Den Menschen, sagt Chin, sitze allerdings noch immer der Schock des „Big Dig“ in den Gliedern. Das Autobahnprojekt, bei dem die Innenstadt untertunnelt wurde, kostete statt der veranschlagten 2,6 knapp 15 Milliarden Dollar. Dagegen ist die Elbphilharmonie ein Schnäppchen. Einer Olympiabewerbung kann Chin indes auch Positives abgewinnen. „Boston nennt sich gern eine Weltklasse-Sportstadt, aber wir nutzen unsere anderen Potenziale wie unsere Universitäten und die Forschung zu wenig. Olympia könnte den Fokus weiter fassen“, sagt er.
Als einziger aller Gesprächspartner, die dem Abendblatt zur Verfügung standen, war der Sohn zweier Hongkong-Chinesen bereits in Hamburg, er sieht viele Übereinstimmungen in den Bewerbungen. Und wenn sich „Boston 2024“ weiterhin nicht an einer Zusammenarbeit mit dem MIT interessiert zeige, dann könne er sich durchaus vorstellen, das Know-how seines Fachbereichs der Hansestadt zur Verfügung zu stellen. Mit der HafenCity-Universität (HCU) ist eine Kooperation mündlich fest vereinbart.
Der Hamburg-Botschafter stärkt die Zusammenarbeit beider Städte
Eingefädelt hat diese Bodo Liesenfeld. Der 63-Jährige ist als „Hamburg Ambassador“ unser Mann in Boston. 36 dieser Botschafter, die die wirtschaftlichen Beziehungen zwischen Hamburg und anderen Städten ankurbeln sollen, sind weltweit im Einsatz. Liesenfeld, der 2009 aus familiären Gründen in die USA übersiedelte und eine Fensterfirma betreibt, kümmert sich mit immensem Engagement darum, Hamburg und Boston auf verschiedensten Feldern zusammenzuführen.

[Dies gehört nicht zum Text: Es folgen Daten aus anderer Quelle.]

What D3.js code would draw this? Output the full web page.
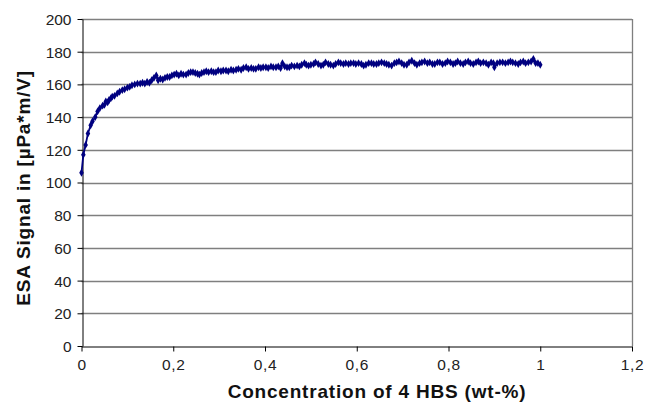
<!DOCTYPE html>
<html>
<head>
<meta charset="utf-8">
<script src="https://cdn.jsdelivr.net/npm/d3@7"></script>
<style>
  body { margin: 0; background: #fff; }
  svg text { font-family: "Liberation Sans", Arial, sans-serif; }
</style>
</head>
<body>
<div id="container"></div>
<script>
const conc = [
  0, 0.004, 0.009, 0.014, 0.02, 0.024, 0.03, 0.035, 0.04, 0.046, 0.05, 0.053, 0.057, 0.06, 0.064,
  0.067, 0.072, 0.078, 0.083, 0.089, 0.094, 0.1, 0.105, 0.11, 0.116, 0.122, 0.128, 0.133, 0.138,
  0.143, 0.148, 0.153, 0.158, 0.163, 0.167, 0.172, 0.177, 0.182, 0.187, 0.192, 0.197, 0.202, 0.207,
  0.212, 0.217, 0.222, 0.228, 0.233, 0.238, 0.243, 0.248, 0.253, 0.257, 0.262, 0.267, 0.272, 0.277,
  0.283, 0.288, 0.293, 0.298, 0.304, 0.309, 0.315, 0.32, 0.326, 0.331, 0.337, 0.342, 0.348, 0.353,
  0.359, 0.364, 0.37, 0.375, 0.38, 0.386, 0.391, 0.396, 0.402, 0.407, 0.413, 0.418, 0.424, 0.429,
  0.434, 0.438, 0.443, 0.448, 0.453, 0.458, 0.464, 0.47, 0.475, 0.48, 0.486, 0.49, 0.495, 0.5,
  0.506, 0.51, 0.516, 0.522, 0.527, 0.532, 0.538, 0.543, 0.549, 0.554, 0.56, 0.565, 0.571, 0.576,
  0.582, 0.587, 0.593, 0.598, 0.604, 0.61, 0.615, 0.62, 0.626, 0.632, 0.637, 0.643, 0.648, 0.654,
  0.66, 0.665, 0.67, 0.676, 0.682, 0.687, 0.692, 0.698, 0.703, 0.709, 0.714, 0.72, 0.726, 0.731,
  0.737, 0.742, 0.748, 0.754, 0.759, 0.765, 0.77, 0.776, 0.781, 0.787, 0.793, 0.798, 0.804, 0.81,
  0.815, 0.82, 0.826, 0.832, 0.837, 0.843, 0.848, 0.854, 0.86, 0.865, 0.87, 0.876, 0.882, 0.887,
  0.893, 0.898, 0.9, 0.906, 0.912, 0.918, 0.924, 0.93, 0.935, 0.94, 0.946, 0.952, 0.957, 0.963,
  0.968, 0.974, 0.98, 0.985, 0.99, 0.995, 1.0
];

const esa = [
  106, 117, 123, 130, 135, 137.5, 140, 143.5, 145.5, 147, 147.5, 149.5, 149, 150.5, 151.5,
  152.5, 153, 154.5, 155.5, 156.5, 157, 158, 158.5, 159.5, 160, 160.5, 160.5, 161, 160.5,
  161.5, 161, 162.5, 164, 165.5, 162.5, 163.5, 163, 164, 164.5, 164.5, 165.5, 166, 166.5,
  165.5, 166.5, 166, 166, 167, 167.5, 167.5, 167, 166.5, 166, 167, 167.5, 168, 167.5,
  168, 167.5, 167.5, 168.5, 168, 168.5, 168.5, 168, 169, 168.5, 169, 169.5, 169, 170,
  170.5, 169.5, 170, 169.5, 169.5, 170.5, 170, 170.5, 170.5, 170, 171, 170.5, 170.5, 171,
  170, 173, 171, 170.5, 170.5, 171.5, 171, 171.5, 171, 172, 173, 172, 171.5, 172,
  172.5, 173.5, 172.5, 171.5, 172, 173.5, 172.5, 172, 171.5, 172.5, 173.5, 173, 172.5, 173,
  172.5, 173, 173, 172.5, 173, 172.5, 171.5, 172, 173, 173, 172.5, 172.5, 173, 173.5,
  173, 172.5, 172, 171.5, 173, 173.5, 174, 173, 172, 172, 173.5, 174.5, 173, 172,
  173, 173.5, 174, 173, 173.5, 172.5, 172.5, 173.5, 173.5, 172.5, 173, 174, 173.5, 172.5,
  173, 174, 173, 172.5, 173.5, 174, 173, 172.5, 173.5, 174, 173, 173.5, 173, 172,
  173.5, 173, 170.5, 173, 173.5, 173.5, 173, 173.5, 174, 173.5, 173, 172.5, 173.5, 174,
  173, 173.5, 174, 175.5, 173, 173, 172
];

const xTicks = [0, 0.2, 0.4, 0.6, 0.8, 1, 1.2];
const yTicks = [0, 20, 40, 60, 80, 100, 120, 140, 160, 180, 200];

const data = conc.map((c, i) => ({ x: c, y: esa[i] }));

const width = 645;
const height = 406;
const margin = { top: 19, right: 13, bottom: 60, left: 81.5 };

const svg = d3
  .select("#container")
  .append("svg")
  .attr("width", width)
  .attr("height", height);

const x = d3
  .scaleLinear()
  .domain([0, 1.2])
  .range([margin.left, width - margin.right]);

const y = d3
  .scaleLinear()
  .domain([0, 200])
  .range([height - margin.bottom, margin.top]);

// gridlines
svg
  .append("g")
  .selectAll("line")
  .data(yTicks.filter((d) => d > 0))
  .enter()
  .append("line")
  .attr("x1", x(0))
  .attr("x2", x(1.2))
  .attr("y1", (d) => Math.round(y(d)) + 0.5)
  .attr("y2", (d) => Math.round(y(d)) + 0.5)
  .attr("stroke", "#7f7f7f")
  .attr("stroke-width", 1.3);

// right border of plot area
svg
  .append("line")
  .attr("x1", Math.round(x(1.2)) + 0.5)
  .attr("x2", Math.round(x(1.2)) + 0.5)
  .attr("y1", y(200))
  .attr("y2", y(0))
  .attr("stroke", "#7f7f7f")
  .attr("stroke-width", 1.3);

const fmt = (d) => String(d).replace(".", ",");

const xAxis = svg
  .append("g")
  .attr("transform", `translate(0,${Math.round(y(0)) + 0.5})`)
  .call(d3.axisBottom(x).tickValues(xTicks).tickFormat(fmt).tickSize(5).tickSizeOuter(0));

const yAxis = svg
  .append("g")
  .attr("transform", `translate(${Math.round(x(0)) + 0.5},0)`)
  .call(d3.axisLeft(y).tickValues(yTicks).tickSize(5).tickSizeOuter(0).tickPadding(6));

[xAxis, yAxis].forEach((g) => {
  g.selectAll("path, line").attr("stroke", "#000").attr("stroke-width", 1);
  g.selectAll("text")
    .attr("fill", "#222")
    .style("font-size", "15.5px");
});
xAxis.selectAll("text").attr("dy", "1.0em").style("letter-spacing", "0.6px");
yAxis.selectAll("text").attr("dy", "0.35em");

// data line
const line = d3
  .line()
  .x((d) => x(d.x))
  .y((d) => y(d.y));

svg
  .append("path")
  .datum(data)
  .attr("d", line)
  .attr("fill", "none")
  .attr("stroke", "#000080")
  .attr("stroke-width", 1.8);

svg
  .append("g")
  .selectAll("path")
  .data(data)
  .enter()
  .append("path")
  .attr("d", d3.symbol(d3.symbolDiamond, 18))
  .attr("transform", (d) => `translate(${x(d.x)},${y(d.y)})`)
  .attr("fill", "#000080");

// axis titles
svg
  .append("text")
  .attr("x", 377)
  .attr("y", 398)
  .attr("text-anchor", "middle")
  .style("font-size", "19px")
  .style("font-weight", "bold")
  .style("letter-spacing", "0.8px")
  .attr("fill", "#111")
  .text("Concentration of 4 HBS (wt-%)");

svg
  .append("text")
  .attr("transform", `translate(30,188) rotate(-90)`)
  .attr("text-anchor", "middle")
  .style("font-size", "19px")
  .style("font-weight", "bold")
  .style("letter-spacing", "0.8px")
  .attr("fill", "#111")
  .text("ESA Signal in [µPa*m/V]");
</script>
</body>
</html>
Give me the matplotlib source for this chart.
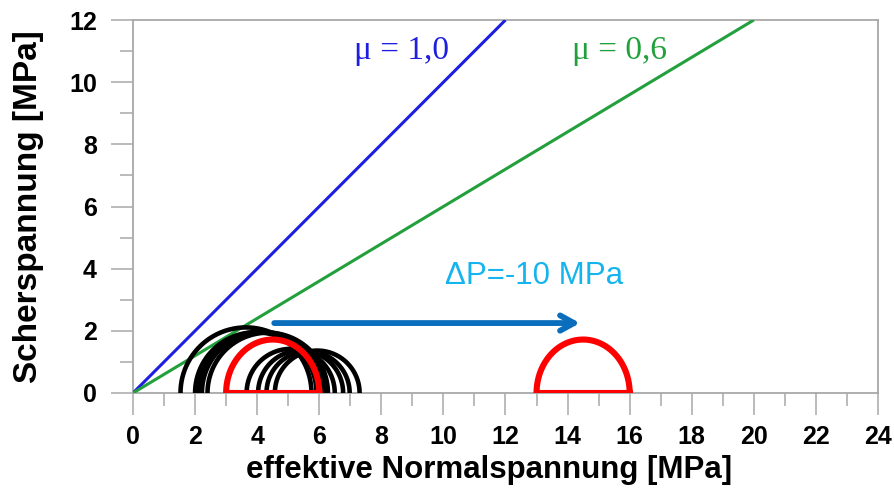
import numpy as np
import matplotlib
matplotlib.use("Agg")
import matplotlib.pyplot as plt
from matplotlib.ticker import MultipleLocator

# Friction lines: tau = mu * sigma_eff
mu_values = [1.0, 0.6]
mu_labels = ["μ = 1,0", "μ = 0,6"]
mu_colors = ["#1e1ee0", "#22a03c"]
sigma_max = [12.0, 20.0]

# Mohr semicircles (left / right end on the normal-stress axis)
black_left = [1.53, 2.00, 2.11, 2.22, 2.40, 3.66, 4.03, 4.30, 4.57]
black_right = [5.75, 5.91, 6.05, 6.15, 6.28, 6.50, 6.77, 6.98, 7.30]

red_left = [3.0, 13.0]
red_right = [6.0, 16.0]
red_height = [1.72, 1.72]

# Pressure change arrow
arrow_start = (4.55, 2.25)
arrow_end = (14.4, 2.25)
delta_p_text = "ΔP=-10 MPa"

x_ticks = list(range(0, 25, 2))
y_ticks = list(range(0, 13, 2))

fig = plt.figure(figsize=(8.95, 4.93), dpi=100)
ax = fig.add_axes([133 / 895, 100 / 493, 745 / 895, 373 / 493])

ax.set_xlim(0, 24)
ax.set_ylim(0, 12)

for mu, smax, col in zip(mu_values, sigma_max, mu_colors):
    s = np.array([0.0, smax])
    ax.plot(s, mu * s, color=col, lw=2.2, solid_capstyle="butt", zorder=3)

theta = np.linspace(0, np.pi, 200)
for l, r in zip(black_left, black_right):
    c = 0.5 * (l + r)
    rad = 0.5 * (r - l)
    ax.plot(c + rad * np.cos(theta), rad * np.sin(theta),
            color="black", lw=3.3, zorder=4)

for l, r, h in zip(red_left, red_right, red_height):
    c = 0.5 * (l + r)
    rad = 0.5 * (r - l)
    xs = np.concatenate([c + rad * np.cos(theta), [l, r]])
    ys = np.concatenate([h * np.sin(theta), [0.0, 0.0]])
    ax.plot(xs, ys, color="#ff0000", lw=4.4, zorder=5,
            solid_joinstyle="round")

ax.annotate("", xy=arrow_end, xytext=arrow_start,
            arrowprops=dict(arrowstyle="->,head_length=1.0,head_width=0.55",
                            color="#0a6ebd", lw=4.2, shrinkA=0, shrinkB=0,
                            capstyle="round"),
            zorder=6)

ax.text(12.93, 3.75, delta_p_text, color="#14b4ee", fontsize=22.5,
        family="Liberation Sans", ha="center", va="center")

ax.text(8.66, 11.0, mu_labels[0], color=mu_colors[0], fontsize=24,
        family="Liberation Serif", ha="center", va="center")
ax.text(15.67, 11.0, mu_labels[1], color=mu_colors[1], fontsize=24,
        family="Liberation Serif", ha="center", va="center")

grey = "#a8a8a8"
for sp in ax.spines.values():
    sp.set_color(grey)
    sp.set_linewidth(1.3)

ax.set_xticks(x_ticks)
ax.set_yticks(y_ticks)
ax.xaxis.set_minor_locator(MultipleLocator(1))
ax.yaxis.set_minor_locator(MultipleLocator(1))
ax.tick_params(which="major", direction="out", length=16, width=1.1,
               color=grey, labelsize=18)
ax.tick_params(axis="x", which="major", pad=7)
ax.tick_params(axis="y", which="major", pad=10)
ax.tick_params(which="minor", direction="out", length=9.5, width=1.1,
               color=grey)
for lab in ax.get_xticklabels() + ax.get_yticklabels():
    lab.set_fontweight("bold")
    lab.set_family("Liberation Sans")

ax.set_xlabel("effektive Normalspannung [MPa]", fontsize=22.5,
              fontweight="bold", family="Liberation Sans")
ax.set_ylabel("Scherspannung [MPa]", fontsize=24,
              fontweight="bold", family="Liberation Sans")
ax.xaxis.set_label_coords((489 - 133) / 745, -(470 - 393) / 373)
ax.yaxis.set_label_coords(-(133 - 28) / 745, 0.5)
ax.xaxis.label.set_va("center")
ax.yaxis.label.set_va("center")

fig.savefig("out.png", dpi=100)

Sein jüngstes Projekt ist ein Schüleraustausch.
Natürlich weiß Liesenfeld, dass das IOC in Paragraf zehn seines Code of Conduct Kooperationen zweier Olympiabewerber untersagt, wenn sie darauf abzielt, die Vergabeentscheidung des IOC zu beeinflussen. Aber beim Frühstück im 38. Stock des noblen Downtown Harvard Clubs, mit bester Aussicht auf die Back Bay, klingen seine Vergleiche der beiden Städte so erfrischend positiv, dass der Wunsch reift, beide mögen nacheinander Ausrichter der Spiele werden und sich sogar zu gemeinsamen Themen austauschen.
Dass Boston 2017 bei der Vergabe der Spiele in Perus Hauptstadt Lima antritt, weil das Referendum im November 2016 positiv ausfällt, glauben bis auf Evan Falchuk alle Gesprächspartner. Falchuk könnte sich vorstellen, dass das US-Komitee Boston aufgrund der negativen Stimmung in der Stadt schon im August den Kandidatenstatus entzieht, um einer peinlichen Abstimmungspleite zu entgehen. John Fish kann darüber nur müde lächeln. „Wir werden in Lima antreten, und wenn wir verlieren, dann verlieren wir lieber im Wettbewerb als durch irgendwelche Formalien“, sagt er.
Man werde den Bostonians erklären, warum die Bewerbung sinnvoll sei und dass man keinerlei Steuergeld benötigen werde, weil die drei letzten US-Spiele in Los Angeles (1984), Atlanta (1996) und Salt Lake City (Winterspiele 2002) allesamt einen Überschuss erwirtschaftet hätten „und wir in Boston 70 Prozent der Sportstätten bereits haben, was die Nachhaltigkeit unterstreicht“, sagt Fish. Auch Reporter Arsenault glaubt an einen Erfolg der Bewerbung. „Die Umkehr in den Umfragen ist bereits geschafft, weil die Macher begriffen haben, dass sie den Menschen mehr erklären müssen. Und mit Bostonians ist es doch so: Sie brauchen lange, um überzeugt zu werden, aber wenn sie überzeugt sind, dann hat man Freunde fürs Leben.“
David Wedge hat die Sonnenbrille wieder aufgesetzt, den Toyota gestartet und braust mit dem Gast aus Hamburg über die Columbia Road. „Wir sind bereit für die Spiele“, sagt er, „aber noch sind nicht alle bereit, größer zu denken.“ Tatsächlich, Boston ist eine Stadt, die alles hat, um ein großartiger Gastgeber für Sommerspiele zu sein, und die es verdient hätte, ausgewählt zu werden. Sie muss es nur noch wollen.